Niigata Sake and Food Pairing Culture
Niigata Prefecture — Echigo region brewing tradition from Edo period
Niigata Prefecture is Japan's most celebrated sake-producing region, home to over 90 breweries (kuramoto) and the definitive expression of the tanrei karakuchi (clean and dry) sake style that came to dominate Japanese premium sake culture in the 20th century. The tanrei karakuchi ideal — light-bodied, dry, with minimal sweetness and a clean finish — emerged partly as a response to Niigata's pristine snowmelt water (soft water with low mineral content) and its cuisine of subtle, delicate seafood and simply prepared rice dishes that would be overwhelmed by a rich, sweet, assertive sake.

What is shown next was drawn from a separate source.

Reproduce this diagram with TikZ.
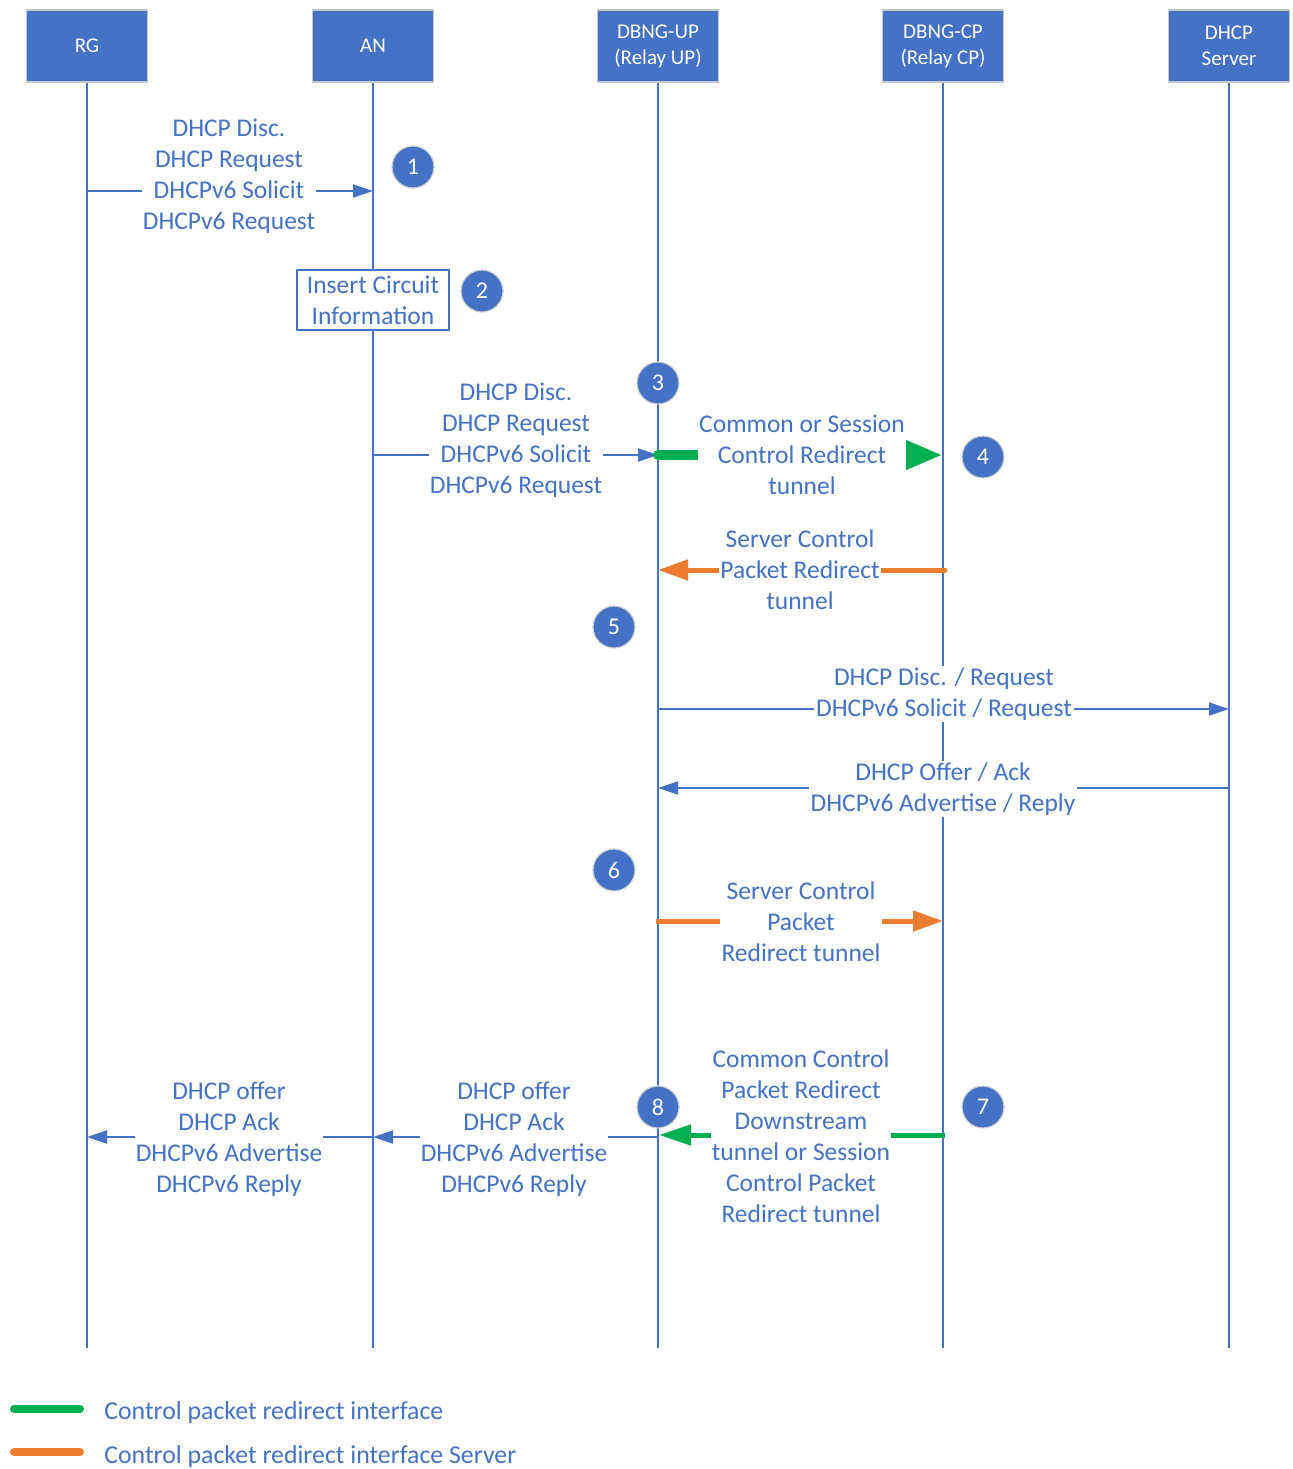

Major Niigata breweries include Hakkaisan, Koshi-no-kanbai, Kubota (Asahi Shuzo), and Bizencho. The concept of kire (切れ), meaning the clean, decisive cut with which a sake's flavour finishes — leaving no sweetness or astringency on the palate — is the central quality criterion. Niigata's ginjo and daiginjo expressions use long, cold fermentation (10–16°C for 30–60 days) to produce delicate fruity esters without overwhelming the rice character. Food pairing philosophy in Niigata centres on what is called shokuchū no sake (sake that enhances food rather than competes with it): clean dry sake allows subtle umami flavours — sashimi, lightly dressed vegetables, grilled shellfish — to dominate each bite, with sake serving as a palate cleanser between mouthfuls rather than a flavour in itself.